# Wood in the Viv for a Bearded Dragon



## Black Mamba (Dec 27, 2008)

Hi all,

Basic question, I'm sure, but I can't find the answer.

Is there anything special about the wood/branches that you put in a vivarium? I live in the middle of a forest, and can find fallen wood of pretty much any age, from most kinds of trees. 

What would you recommend?

Cheers,


----------



## invmatt (Dec 20, 2008)

They need to be washed in a bleach solution and baked in the oven for around 40 minutes.

Can't remember what wood is safe though, someone else will have an idea.


----------



## Reptilover (Jan 15, 2007)

Almost any tree bark is safe for them its the plants you gotta look out for.

Find some nice bark laying about, take it home, take out a basin or big bowl and wash it with bleech, rinse it out untill every single little last bit of bleech has been dispossed off. The preheet oven, cook for 30 minutes, let it cool, bring it out. 

everything should be clean and ready for your BD.


----------



## kevtore999 (Dec 24, 2008)

I've done the same thing (found logs) Washed them well then baked them in the oven. This is a good idea has there too expensive from pet shops etc.......Fire wood is a good thing to use but you still need to wash and cook it........


----------



## snickers (Aug 15, 2007)

most tree branches can be used in a vivarium *except conifers.* Fruit trees are good and so is oak. Don't cut branches off unless it's your own tree.

Try to find newly fallen branches that are 'clean' (few rough/discoloured bit). Remove the bark as this will also remove most critters. I use a stanley knife but there has to be a safer way. Then leave the branch for a month in a garage to dry out.
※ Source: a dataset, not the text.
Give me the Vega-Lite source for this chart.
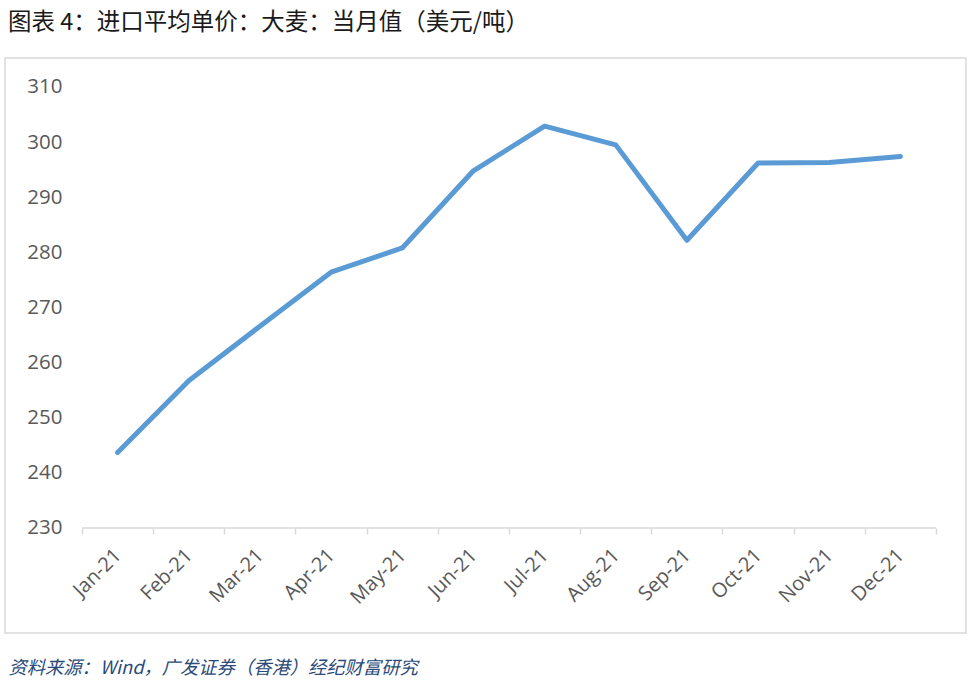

The branch can be cooked/bleached/frozen/microwaved etc, but I'm not convinced it's necessary.


----------



## lin (Aug 31, 2008)

Hi if you ever go to the beach walk along the shore you will find loads of driftwood, i have collected some beautiful unusual shaped pieces,and just washed them under boiled water and left to dry on the radiator. hope that helps lin


----------